Steps: Exporting the datatable, changing some values (or not), then uploading it.

import dash
import dash_core_components as dcc
import dash_html_components as html
import dash_table
from dash.dependencies import Input, Output, State
import base64
import io
import pandas as pd

df = pd.read_csv(‘https://raw.githubusercontent.com/plotly/datasets/master/solar.csv’)

app = dash.Dash(name)

app.layout = html.Div(
[
dash_table.DataTable(
id=‘table’,
columns = [{“name”: i, “id”: i} for i in df.columns],
filter_action = “native”,
data = df.to_dict(“records”),
export_format = “csv”
),

    dcc.Upload(
    id='upload-data',
    children=html.Div([
        'Drag and Drop or ',
        html.A('Select Files')
    ]),        
    )     
])

@app.callback(Output(‘table’, ‘data’),
[Input(‘upload-data’, ‘contents’)])
def update_output(contents):
decoded = base64.b64decode(contents)
df_decoded = pd.read_csv(io.StringIO(decoded.decode(‘utf-8’)))
return df_decoded.to_dict(“records”)

if name == ‘main’:
app.run_server(debug=False)

Many thanks!

Hi @adrian.s, I found a similar topic here on Stackoverflow https://stackoverflow.com/questions/55782460/unicodedecodeerror-while-starting-the-app-under-windows-with-pycharm

Looks like there may be a native character that cannot be converted to utf=8.
I hope that link helps!

Brandon

It seems to be reproducible with any dataset.
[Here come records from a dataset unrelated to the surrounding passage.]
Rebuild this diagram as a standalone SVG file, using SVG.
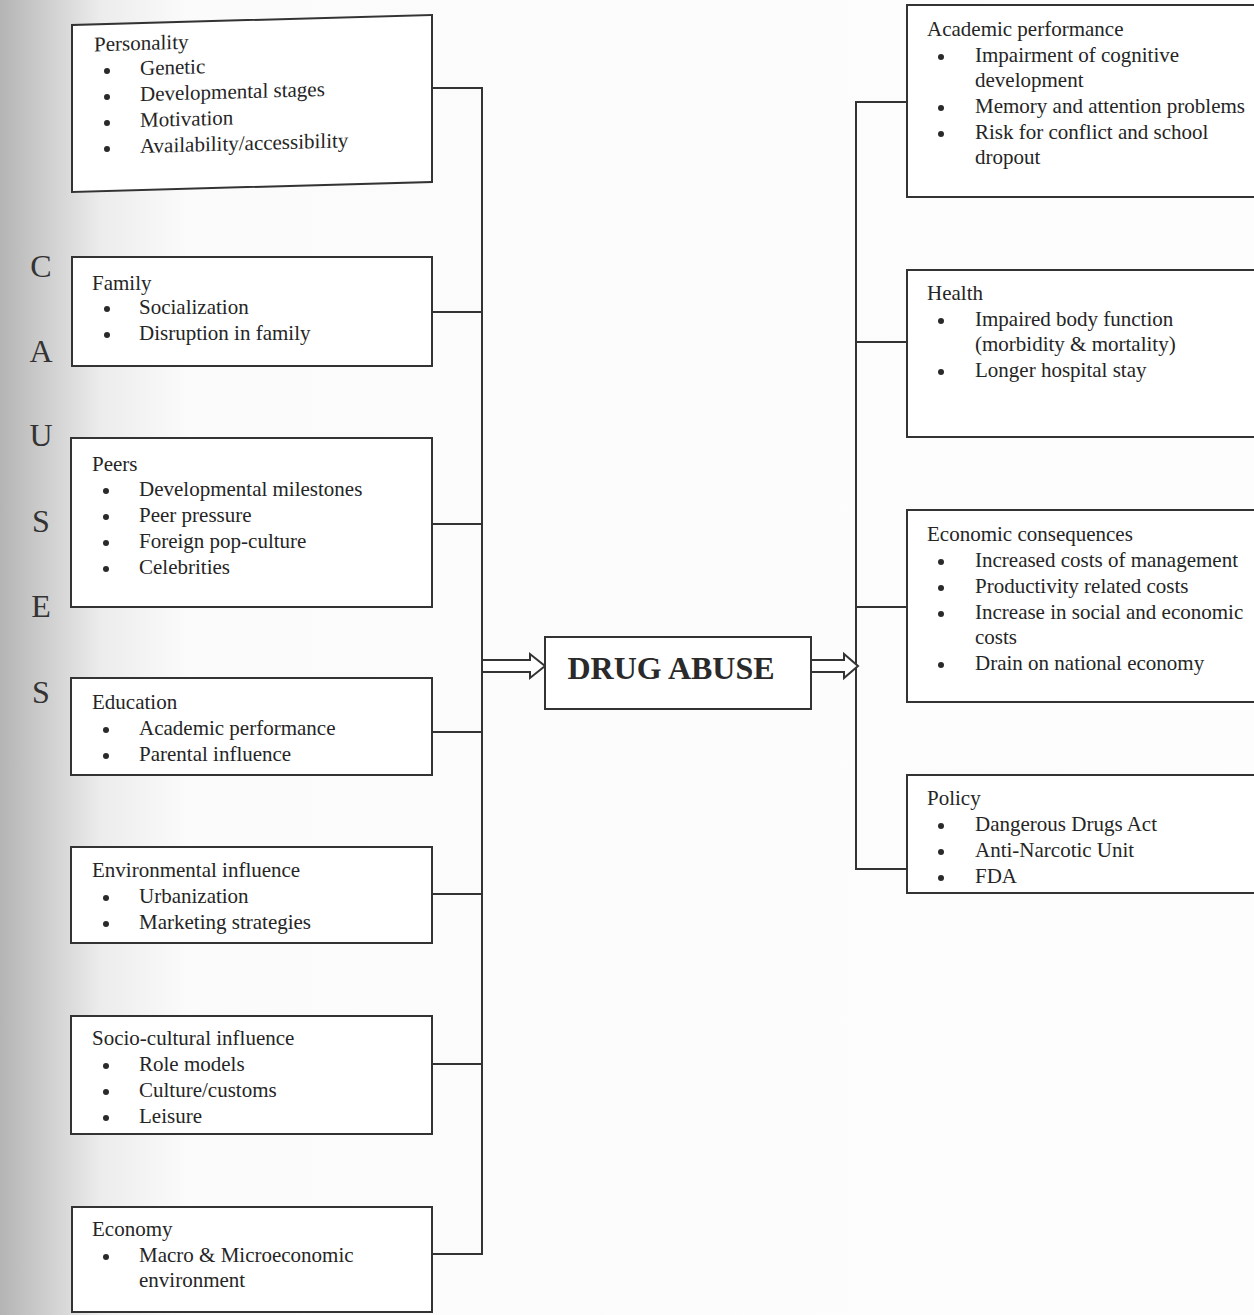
<svg xmlns="http://www.w3.org/2000/svg" width="1254" height="1315" viewBox="0 0 1254 1315">
<style>
.box{fill:#fff;stroke:#333;stroke-width:2}
.ln{fill:none;stroke:#333;stroke-width:2}
.arr{fill:#fff;stroke:#333;stroke-width:2;stroke-linejoin:miter}
.dot{fill:#2a2a2a}
text{font-family:"Liberation Serif","Times New Roman",serif;font-size:21px;fill:#252525}
.big{font-size:32px;font-weight:bold;text-anchor:middle;fill:#2a2a2a}
.cause{font-size:32px;text-anchor:middle;fill:#333}
</style>
<defs>
<linearGradient id="bg" x1="0" y1="0" x2="1" y2="0" gradientUnits="objectBoundingBox">
<stop offset="0" stop-color="#b4b4b4"/>
<stop offset="0.035" stop-color="#cdcdcd"/>
<stop offset="0.08" stop-color="#ececec"/>
<stop offset="0.15" stop-color="#fbfbfb"/>
<stop offset="1" stop-color="#fdfdfd"/>
</linearGradient>
</defs>
<rect x="0" y="0" width="1254" height="1315" fill="url(#bg)"/>

<g id="causes-label">
<text class="cause" x="41" y="277">C</text>
<text class="cause" x="41" y="362">A</text>
<text class="cause" x="41" y="446">U</text>
<text class="cause" x="41" y="532">S</text>
<text class="cause" x="41" y="617">E</text>
<text class="cause" x="41" y="703">S</text>
</g>

<g id="connectors">
<polyline class="ln" points="432,88 482,88 482,1254 432,1254"/>
<line class="ln" x1="432" y1="312" x2="482" y2="312"/>
<line class="ln" x1="432" y1="524" x2="482" y2="524"/>
<line class="ln" x1="432" y1="732" x2="482" y2="732"/>
<line class="ln" x1="432" y1="894" x2="482" y2="894"/>
<line class="ln" x1="432" y1="1064" x2="482" y2="1064"/>
<polyline class="ln" points="907,102 856,102 856,869 907,869"/>
<line class="ln" x1="856" y1="342" x2="907" y2="342"/>
<line class="ln" x1="856" y1="607" x2="907" y2="607"/>
<polygon class="arr" points="482,660 530,660 530,654 545,666 530,678 530,672 482,672"/>
<polygon class="arr" points="811,660 844,660 844,654 858,666 844,678 844,672 811,672"/>
</g>

<g id="personality" transform="translate(72,0) skewY(-1.6) translate(-72,0)">
<rect class="box" x="72" y="25" width="360" height="167"/>
<text x="94" y="52">Personality</text>
<circle class="dot" cx="107" cy="72" r="3"/><text x="140" y="77">Genetic</text>
<circle class="dot" cx="107" cy="98" r="3"/><text x="140" y="103">Developmental stages</text>
<circle class="dot" cx="107" cy="124" r="3"/><text x="140" y="129">Motivation</text>
<circle class="dot" cx="107" cy="150" r="3"/><text x="140" y="155">Availability/accessibility</text>
</g>

<g id="family">
<rect class="box" x="72" y="257" width="360" height="109"/>
<text x="92" y="290">Family</text>
<circle class="dot" cx="107" cy="309" r="3"/><text x="139" y="314">Socialization</text>
<circle class="dot" cx="107" cy="335" r="3"/><text x="139" y="340">Disruption in family</text>
</g>

<g id="peers">
<rect class="box" x="71" y="438" width="361" height="169"/>
<text x="92" y="471">Peers</text>
<circle class="dot" cx="106" cy="491" r="3"/><text x="139" y="496">Developmental milestones</text>
<circle class="dot" cx="106" cy="517" r="3"/><text x="139" y="522">Peer pressure</text>
<circle class="dot" cx="106" cy="543" r="3"/><text x="139" y="548">Foreign pop-culture</text>
<circle class="dot" cx="106" cy="569" r="3"/><text x="139" y="574">Celebrities</text>
</g>

<g id="education">
<rect class="box" x="71" y="678" width="361" height="97"/>
<text x="92" y="709">Education</text>
<circle class="dot" cx="106" cy="730" r="3"/><text x="139" y="735">Academic performance</text>
<circle class="dot" cx="106" cy="756" r="3"/><text x="139" y="761">Parental influence</text>
</g>

<g id="environmental">
<rect class="box" x="71" y="847" width="361" height="96"/>
<text x="92" y="877">Environmental influence</text>
<circle class="dot" cx="106" cy="898" r="3"/><text x="139" y="903">Urbanization</text>
<circle class="dot" cx="106" cy="924" r="3"/><text x="139" y="929">Marketing strategies</text>
</g>

<g id="socio-cultural">
<rect class="box" x="71" y="1016" width="361" height="118"/>
<text x="92" y="1045">Socio-cultural influence</text>
<circle class="dot" cx="106" cy="1066" r="3"/><text x="139" y="1071">Role models</text>
<circle class="dot" cx="106" cy="1092" r="3"/><text x="139" y="1097">Culture/customs</text>
<circle class="dot" cx="106" cy="1118" r="3"/><text x="139" y="1123">Leisure</text>
</g>

<g id="economy">
<rect class="box" x="72" y="1207" width="360" height="105"/>
<text x="92" y="1236">Economy</text>
<circle class="dot" cx="106" cy="1257" r="3"/><text x="139" y="1262">Macro &amp; Microeconomic</text>
<text x="139" y="1287">environment</text>
</g>

<g id="drug-abuse">
<rect class="box" x="545" y="637" width="266" height="72"/>
<text class="big" x="671" y="679">DRUG ABUSE</text>
</g>

<g id="academic-performance">
<rect class="box" x="907" y="5" width="360" height="192"/>
<text x="927" y="36">Academic performance</text>
<circle class="dot" cx="941" cy="57" r="3"/><text x="975" y="62">Impairment of cognitive</text>
<text x="975" y="87">development</text>
<circle class="dot" cx="941" cy="108" r="3"/><text x="975" y="113">Memory and attention problems</text>
<circle class="dot" cx="941" cy="134" r="3"/><text x="975" y="139">Risk for conflict and school</text>
<text x="975" y="164">dropout</text>
</g>

<g id="health">
<rect class="box" x="907" y="270" width="360" height="167"/>
<text x="927" y="300">Health</text>
<circle class="dot" cx="941" cy="321" r="3"/><text x="975" y="326">Impaired body function</text>
<text x="975" y="351">(morbidity &amp; mortality)</text>
<circle class="dot" cx="941" cy="372" r="3"/><text x="975" y="377">Longer hospital stay</text>
</g>

<g id="economic-consequences">
<rect class="box" x="907" y="510" width="360" height="192"/>
<text x="927" y="541">Economic consequences</text>
<circle class="dot" cx="941" cy="562" r="3"/><text x="975" y="567">Increased costs of management</text>
<circle class="dot" cx="941" cy="588" r="3"/><text x="975" y="593">Productivity related costs</text>
<circle class="dot" cx="941" cy="614" r="3"/><text x="975" y="619">Increase in social and economic</text>
<text x="975" y="644">costs</text>
<circle class="dot" cx="941" cy="665" r="3"/><text x="975" y="670">Drain on national economy</text>
</g>

<g id="policy">
<rect class="box" x="907" y="775" width="360" height="118"/>
<text x="927" y="805">Policy</text>
<circle class="dot" cx="941" cy="826" r="3"/><text x="975" y="831">Dangerous Drugs Act</text>
<circle class="dot" cx="941" cy="852" r="3"/><text x="975" y="857">Anti-Narcotic Unit</text>
<circle class="dot" cx="941" cy="878" r="3"/><text x="975" y="883">FDA</text>
</g>
</svg>
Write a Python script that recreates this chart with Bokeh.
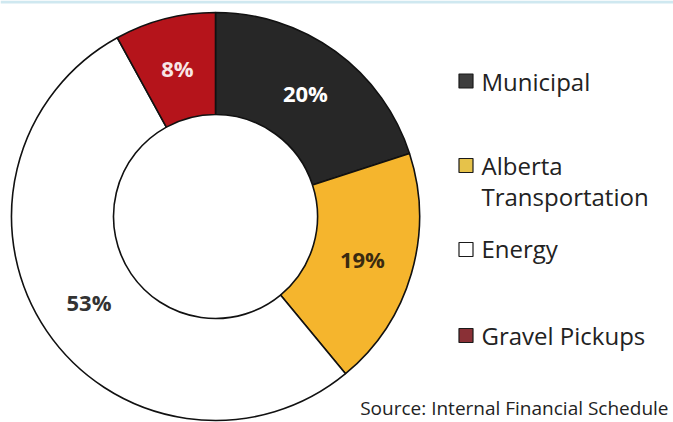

At least on my end. If you use unicode_escape it skips loading the first column. It doesn’t matter which column is first. There seems to be a underlying problem with the beginning of the file. Or so I believe.

Thanks for answering!

The problem was with the .split(",") part. I’m not sure how exactly I messed it up, but that was the culprit.
The upload comes in byte format. Something like this:

data:application/vnd.ms-excel;base64,77u/U3RhdGUsTnVtYmVyIG9mIFNvbGFyIFBsYW50cyxJbnN0YWxsZWQgQ2FwYWNpdHkgKE1XKSxBdmVyYWdlIE1XIFBlciBQbGFudCxHZW5lcmF0aW9uIChHV2gpDQpDYWxpZm9ybmlhLDI4OSw0Mzk1LDE1LjMsMQ0KQXJpem9uYSw0OCwxMDc4LDIyLjUsMQ0KTmV2YWRhLDExLDIzOCwyMS42LDENCk5ldyBNZXhpY28sMzMsMjYxLDcuOSwxDQpDb2xvcmFkbywyMCwxMTgsNS45LDENClRleGFzLDEyLDE4NywxNS42LDENCk5vcnRoIENhcm9saW5hLDE0OCw2NjksNC41LDENCk5ldyBZb3JrLDEzLDUzLDQuMSwxDQo=

Split removes the first bit of the chunk (before the comma). It works like a charm afterwards.